**Stated task**
Gather up every line that includes the string "page".
-- START OF Data to process --
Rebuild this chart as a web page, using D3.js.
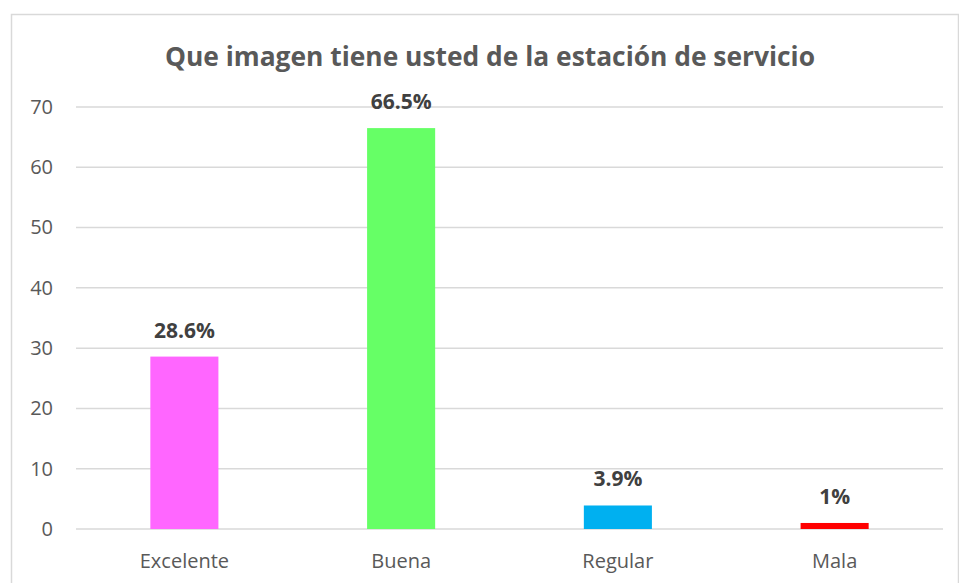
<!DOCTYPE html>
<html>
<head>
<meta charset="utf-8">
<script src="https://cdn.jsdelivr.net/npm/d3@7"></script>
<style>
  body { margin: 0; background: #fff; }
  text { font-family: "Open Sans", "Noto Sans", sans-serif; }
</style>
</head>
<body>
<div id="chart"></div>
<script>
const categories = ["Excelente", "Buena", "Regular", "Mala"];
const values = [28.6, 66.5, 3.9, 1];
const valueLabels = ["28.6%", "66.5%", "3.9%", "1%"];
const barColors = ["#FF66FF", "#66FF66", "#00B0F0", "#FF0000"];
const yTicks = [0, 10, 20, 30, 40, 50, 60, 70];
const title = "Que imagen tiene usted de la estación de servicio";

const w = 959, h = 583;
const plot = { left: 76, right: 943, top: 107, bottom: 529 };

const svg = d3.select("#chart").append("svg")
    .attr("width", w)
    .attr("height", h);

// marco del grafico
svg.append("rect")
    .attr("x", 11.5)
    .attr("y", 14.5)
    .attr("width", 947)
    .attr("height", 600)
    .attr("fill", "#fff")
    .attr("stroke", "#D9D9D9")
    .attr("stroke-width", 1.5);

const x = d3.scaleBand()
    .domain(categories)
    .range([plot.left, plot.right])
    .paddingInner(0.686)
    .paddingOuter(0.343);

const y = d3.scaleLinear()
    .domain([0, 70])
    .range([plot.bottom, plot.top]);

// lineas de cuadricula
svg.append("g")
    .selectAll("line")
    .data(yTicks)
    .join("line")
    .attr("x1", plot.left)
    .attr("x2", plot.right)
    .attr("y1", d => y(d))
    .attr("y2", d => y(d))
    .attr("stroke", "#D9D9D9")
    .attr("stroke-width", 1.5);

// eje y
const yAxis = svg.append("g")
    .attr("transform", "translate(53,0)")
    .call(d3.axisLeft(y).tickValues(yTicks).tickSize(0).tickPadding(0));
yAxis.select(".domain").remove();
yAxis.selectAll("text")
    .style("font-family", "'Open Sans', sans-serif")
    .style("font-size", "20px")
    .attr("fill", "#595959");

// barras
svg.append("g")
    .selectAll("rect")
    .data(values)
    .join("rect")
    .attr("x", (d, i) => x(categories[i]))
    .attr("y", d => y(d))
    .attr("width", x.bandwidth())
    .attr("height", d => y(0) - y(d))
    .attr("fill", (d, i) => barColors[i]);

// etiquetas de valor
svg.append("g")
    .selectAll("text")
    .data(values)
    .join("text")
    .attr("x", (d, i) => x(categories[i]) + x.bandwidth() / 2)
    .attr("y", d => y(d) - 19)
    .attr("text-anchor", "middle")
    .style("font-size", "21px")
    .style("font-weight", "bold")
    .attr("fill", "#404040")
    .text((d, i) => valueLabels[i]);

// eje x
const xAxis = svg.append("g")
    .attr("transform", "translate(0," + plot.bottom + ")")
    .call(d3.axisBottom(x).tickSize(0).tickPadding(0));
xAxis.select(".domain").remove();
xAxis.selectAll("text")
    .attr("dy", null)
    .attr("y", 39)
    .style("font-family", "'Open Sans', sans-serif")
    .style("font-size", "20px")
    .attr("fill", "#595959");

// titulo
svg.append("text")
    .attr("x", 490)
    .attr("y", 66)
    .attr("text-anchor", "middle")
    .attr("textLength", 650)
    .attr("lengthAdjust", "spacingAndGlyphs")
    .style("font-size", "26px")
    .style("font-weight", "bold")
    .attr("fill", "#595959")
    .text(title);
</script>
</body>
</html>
-- END OF Data to process --
-- START OF Data to process --
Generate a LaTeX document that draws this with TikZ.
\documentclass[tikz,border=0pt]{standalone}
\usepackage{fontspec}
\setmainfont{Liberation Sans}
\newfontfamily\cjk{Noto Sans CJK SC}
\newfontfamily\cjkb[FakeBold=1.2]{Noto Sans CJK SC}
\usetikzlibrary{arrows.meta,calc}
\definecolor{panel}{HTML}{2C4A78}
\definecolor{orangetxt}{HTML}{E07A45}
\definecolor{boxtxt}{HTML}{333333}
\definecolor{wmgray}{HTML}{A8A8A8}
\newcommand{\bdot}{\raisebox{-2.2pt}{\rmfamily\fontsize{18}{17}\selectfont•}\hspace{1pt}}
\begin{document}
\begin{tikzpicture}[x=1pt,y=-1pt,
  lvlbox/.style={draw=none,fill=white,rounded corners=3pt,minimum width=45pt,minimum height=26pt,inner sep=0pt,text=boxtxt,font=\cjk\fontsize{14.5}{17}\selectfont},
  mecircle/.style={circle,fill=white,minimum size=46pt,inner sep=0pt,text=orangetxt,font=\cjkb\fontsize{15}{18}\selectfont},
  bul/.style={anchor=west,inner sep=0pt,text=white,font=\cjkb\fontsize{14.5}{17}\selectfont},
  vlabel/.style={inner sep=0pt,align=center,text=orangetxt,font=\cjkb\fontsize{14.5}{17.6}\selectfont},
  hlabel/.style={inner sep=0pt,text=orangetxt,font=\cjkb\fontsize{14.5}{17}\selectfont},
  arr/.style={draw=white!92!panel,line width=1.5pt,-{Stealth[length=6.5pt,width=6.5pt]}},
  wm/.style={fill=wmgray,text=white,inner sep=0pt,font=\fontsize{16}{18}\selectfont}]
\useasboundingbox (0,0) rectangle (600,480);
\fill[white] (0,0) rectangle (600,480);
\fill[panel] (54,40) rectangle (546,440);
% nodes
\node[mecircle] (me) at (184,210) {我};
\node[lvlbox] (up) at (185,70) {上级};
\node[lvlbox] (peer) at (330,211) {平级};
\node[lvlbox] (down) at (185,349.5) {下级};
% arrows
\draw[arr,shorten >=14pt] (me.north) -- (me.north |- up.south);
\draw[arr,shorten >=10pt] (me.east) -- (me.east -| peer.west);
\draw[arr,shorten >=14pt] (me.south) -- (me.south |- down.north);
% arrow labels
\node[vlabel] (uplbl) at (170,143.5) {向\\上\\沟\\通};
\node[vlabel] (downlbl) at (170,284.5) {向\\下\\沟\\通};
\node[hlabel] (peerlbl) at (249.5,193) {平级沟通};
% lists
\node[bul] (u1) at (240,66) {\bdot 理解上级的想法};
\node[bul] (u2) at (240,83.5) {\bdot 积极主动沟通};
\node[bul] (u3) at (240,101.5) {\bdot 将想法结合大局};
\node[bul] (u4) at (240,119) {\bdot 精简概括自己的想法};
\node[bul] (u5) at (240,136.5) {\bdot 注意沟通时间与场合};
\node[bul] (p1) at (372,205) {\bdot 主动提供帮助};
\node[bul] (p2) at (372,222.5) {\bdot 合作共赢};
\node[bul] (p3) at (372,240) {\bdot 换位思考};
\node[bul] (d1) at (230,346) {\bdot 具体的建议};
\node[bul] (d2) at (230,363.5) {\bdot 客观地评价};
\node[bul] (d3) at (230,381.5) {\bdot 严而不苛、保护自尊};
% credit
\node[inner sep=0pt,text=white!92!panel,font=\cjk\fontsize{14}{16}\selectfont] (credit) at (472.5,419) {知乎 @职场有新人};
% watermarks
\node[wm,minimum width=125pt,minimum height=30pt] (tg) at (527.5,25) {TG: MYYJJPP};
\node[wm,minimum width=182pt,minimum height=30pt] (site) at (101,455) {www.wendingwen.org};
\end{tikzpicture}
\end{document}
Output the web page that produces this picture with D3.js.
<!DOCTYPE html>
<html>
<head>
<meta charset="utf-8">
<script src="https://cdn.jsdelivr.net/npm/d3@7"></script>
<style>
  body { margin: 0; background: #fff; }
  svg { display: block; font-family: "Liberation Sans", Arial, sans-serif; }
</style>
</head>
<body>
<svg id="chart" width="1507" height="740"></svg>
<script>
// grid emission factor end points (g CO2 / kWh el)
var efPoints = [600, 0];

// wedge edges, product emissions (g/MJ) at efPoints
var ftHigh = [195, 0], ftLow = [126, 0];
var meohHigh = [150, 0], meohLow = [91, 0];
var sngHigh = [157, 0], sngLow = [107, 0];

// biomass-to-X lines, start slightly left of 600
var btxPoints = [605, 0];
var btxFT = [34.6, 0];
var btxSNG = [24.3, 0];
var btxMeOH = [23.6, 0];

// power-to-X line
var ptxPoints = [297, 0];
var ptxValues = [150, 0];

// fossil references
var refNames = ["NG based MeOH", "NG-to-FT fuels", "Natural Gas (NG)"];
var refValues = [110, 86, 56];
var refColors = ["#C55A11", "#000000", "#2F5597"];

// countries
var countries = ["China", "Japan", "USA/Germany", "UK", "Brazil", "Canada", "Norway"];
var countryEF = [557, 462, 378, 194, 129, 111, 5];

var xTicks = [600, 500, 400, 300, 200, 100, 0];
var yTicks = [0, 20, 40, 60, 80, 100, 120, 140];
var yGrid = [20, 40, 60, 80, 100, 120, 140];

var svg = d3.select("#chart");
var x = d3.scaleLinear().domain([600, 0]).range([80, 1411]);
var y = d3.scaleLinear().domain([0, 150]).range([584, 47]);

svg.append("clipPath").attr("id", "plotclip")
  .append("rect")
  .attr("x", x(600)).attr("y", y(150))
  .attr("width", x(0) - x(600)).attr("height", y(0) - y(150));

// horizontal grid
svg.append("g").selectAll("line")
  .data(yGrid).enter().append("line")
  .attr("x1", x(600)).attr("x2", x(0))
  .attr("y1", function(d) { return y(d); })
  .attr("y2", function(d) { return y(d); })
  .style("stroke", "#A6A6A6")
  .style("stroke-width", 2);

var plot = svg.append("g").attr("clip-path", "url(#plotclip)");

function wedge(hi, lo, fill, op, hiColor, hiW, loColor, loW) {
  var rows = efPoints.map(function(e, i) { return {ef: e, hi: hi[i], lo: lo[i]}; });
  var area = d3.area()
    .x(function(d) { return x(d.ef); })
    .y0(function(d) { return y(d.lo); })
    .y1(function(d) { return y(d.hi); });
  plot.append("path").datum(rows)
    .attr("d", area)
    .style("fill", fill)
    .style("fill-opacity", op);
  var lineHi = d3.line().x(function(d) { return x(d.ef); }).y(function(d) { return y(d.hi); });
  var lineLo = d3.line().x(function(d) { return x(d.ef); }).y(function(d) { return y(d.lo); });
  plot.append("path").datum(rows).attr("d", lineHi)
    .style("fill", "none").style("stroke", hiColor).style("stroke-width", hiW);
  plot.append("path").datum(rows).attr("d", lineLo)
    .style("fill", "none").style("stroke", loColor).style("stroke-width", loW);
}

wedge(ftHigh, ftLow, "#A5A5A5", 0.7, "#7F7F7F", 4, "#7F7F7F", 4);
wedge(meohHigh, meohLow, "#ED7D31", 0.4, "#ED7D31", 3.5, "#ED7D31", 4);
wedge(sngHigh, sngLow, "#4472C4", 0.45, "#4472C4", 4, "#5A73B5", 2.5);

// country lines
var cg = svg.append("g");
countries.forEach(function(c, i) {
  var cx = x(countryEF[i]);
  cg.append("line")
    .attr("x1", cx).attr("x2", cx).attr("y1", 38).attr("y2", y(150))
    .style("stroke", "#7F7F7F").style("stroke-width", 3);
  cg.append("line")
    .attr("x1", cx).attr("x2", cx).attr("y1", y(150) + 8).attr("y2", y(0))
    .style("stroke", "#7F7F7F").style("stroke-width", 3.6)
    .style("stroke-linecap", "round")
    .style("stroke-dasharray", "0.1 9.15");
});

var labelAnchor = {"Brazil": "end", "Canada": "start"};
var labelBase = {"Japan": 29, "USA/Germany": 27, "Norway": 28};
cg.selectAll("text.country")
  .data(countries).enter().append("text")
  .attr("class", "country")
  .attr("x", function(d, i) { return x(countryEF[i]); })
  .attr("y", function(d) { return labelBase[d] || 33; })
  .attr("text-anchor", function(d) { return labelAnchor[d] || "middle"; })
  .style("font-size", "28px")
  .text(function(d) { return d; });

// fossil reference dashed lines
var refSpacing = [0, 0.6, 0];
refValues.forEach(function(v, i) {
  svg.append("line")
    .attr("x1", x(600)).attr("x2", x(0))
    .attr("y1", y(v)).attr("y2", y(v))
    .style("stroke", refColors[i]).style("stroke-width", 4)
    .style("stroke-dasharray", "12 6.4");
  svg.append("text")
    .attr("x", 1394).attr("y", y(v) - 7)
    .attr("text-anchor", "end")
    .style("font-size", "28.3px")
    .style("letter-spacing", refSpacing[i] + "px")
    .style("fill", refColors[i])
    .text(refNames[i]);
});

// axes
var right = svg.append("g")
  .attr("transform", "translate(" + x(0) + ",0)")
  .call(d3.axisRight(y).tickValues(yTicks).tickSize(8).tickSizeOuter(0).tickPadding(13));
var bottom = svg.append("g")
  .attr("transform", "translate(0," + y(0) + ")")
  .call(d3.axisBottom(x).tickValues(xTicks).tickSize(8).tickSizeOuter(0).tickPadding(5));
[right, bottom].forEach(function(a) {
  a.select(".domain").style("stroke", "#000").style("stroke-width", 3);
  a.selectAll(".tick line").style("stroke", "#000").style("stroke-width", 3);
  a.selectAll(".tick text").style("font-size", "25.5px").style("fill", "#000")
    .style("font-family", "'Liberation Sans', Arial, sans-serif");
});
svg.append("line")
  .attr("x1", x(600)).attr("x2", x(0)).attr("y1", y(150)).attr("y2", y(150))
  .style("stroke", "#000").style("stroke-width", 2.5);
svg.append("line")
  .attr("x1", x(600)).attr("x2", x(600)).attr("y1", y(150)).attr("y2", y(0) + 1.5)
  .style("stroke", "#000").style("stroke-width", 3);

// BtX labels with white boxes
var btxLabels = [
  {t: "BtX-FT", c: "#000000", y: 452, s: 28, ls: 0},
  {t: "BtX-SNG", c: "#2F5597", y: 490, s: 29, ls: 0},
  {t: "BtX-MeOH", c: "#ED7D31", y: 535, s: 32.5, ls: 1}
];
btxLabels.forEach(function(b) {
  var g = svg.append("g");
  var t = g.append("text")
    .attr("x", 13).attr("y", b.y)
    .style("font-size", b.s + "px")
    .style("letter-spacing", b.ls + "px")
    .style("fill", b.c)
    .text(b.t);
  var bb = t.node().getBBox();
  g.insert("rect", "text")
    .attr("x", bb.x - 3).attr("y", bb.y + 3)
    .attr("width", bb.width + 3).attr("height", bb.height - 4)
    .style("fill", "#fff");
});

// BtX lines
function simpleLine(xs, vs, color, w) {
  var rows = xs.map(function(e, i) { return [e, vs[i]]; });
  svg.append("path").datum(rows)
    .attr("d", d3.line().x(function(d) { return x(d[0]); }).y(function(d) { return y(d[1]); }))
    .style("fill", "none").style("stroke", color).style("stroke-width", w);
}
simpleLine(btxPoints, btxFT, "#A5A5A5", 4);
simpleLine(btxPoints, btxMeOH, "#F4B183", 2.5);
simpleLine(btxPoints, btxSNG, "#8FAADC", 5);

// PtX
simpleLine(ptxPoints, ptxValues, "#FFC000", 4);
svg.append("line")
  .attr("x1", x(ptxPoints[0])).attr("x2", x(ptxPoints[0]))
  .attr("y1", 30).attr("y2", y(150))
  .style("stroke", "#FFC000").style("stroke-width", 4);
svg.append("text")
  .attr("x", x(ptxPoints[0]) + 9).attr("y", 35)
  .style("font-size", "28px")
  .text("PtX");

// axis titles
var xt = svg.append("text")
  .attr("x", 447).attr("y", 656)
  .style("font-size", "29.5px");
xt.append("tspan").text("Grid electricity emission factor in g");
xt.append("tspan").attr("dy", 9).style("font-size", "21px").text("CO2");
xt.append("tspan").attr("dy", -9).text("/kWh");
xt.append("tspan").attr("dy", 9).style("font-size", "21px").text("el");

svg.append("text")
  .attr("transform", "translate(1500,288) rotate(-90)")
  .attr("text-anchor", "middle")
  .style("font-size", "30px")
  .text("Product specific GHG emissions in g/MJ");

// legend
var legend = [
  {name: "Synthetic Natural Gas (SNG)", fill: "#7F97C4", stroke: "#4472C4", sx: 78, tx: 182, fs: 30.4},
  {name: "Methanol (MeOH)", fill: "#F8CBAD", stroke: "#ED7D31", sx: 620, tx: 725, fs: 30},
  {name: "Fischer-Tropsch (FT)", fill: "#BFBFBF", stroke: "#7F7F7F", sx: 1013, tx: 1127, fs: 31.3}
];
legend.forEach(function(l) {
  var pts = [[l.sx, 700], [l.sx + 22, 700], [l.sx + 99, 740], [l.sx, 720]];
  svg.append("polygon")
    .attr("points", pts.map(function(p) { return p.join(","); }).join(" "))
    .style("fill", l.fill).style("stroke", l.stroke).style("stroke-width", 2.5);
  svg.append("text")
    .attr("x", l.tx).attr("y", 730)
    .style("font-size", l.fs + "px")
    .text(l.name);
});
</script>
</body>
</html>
-- END OF Data to process --
**Task answer**
Rebuild this chart as a web page, using D3.js.
Output the web page that produces this picture with D3.js.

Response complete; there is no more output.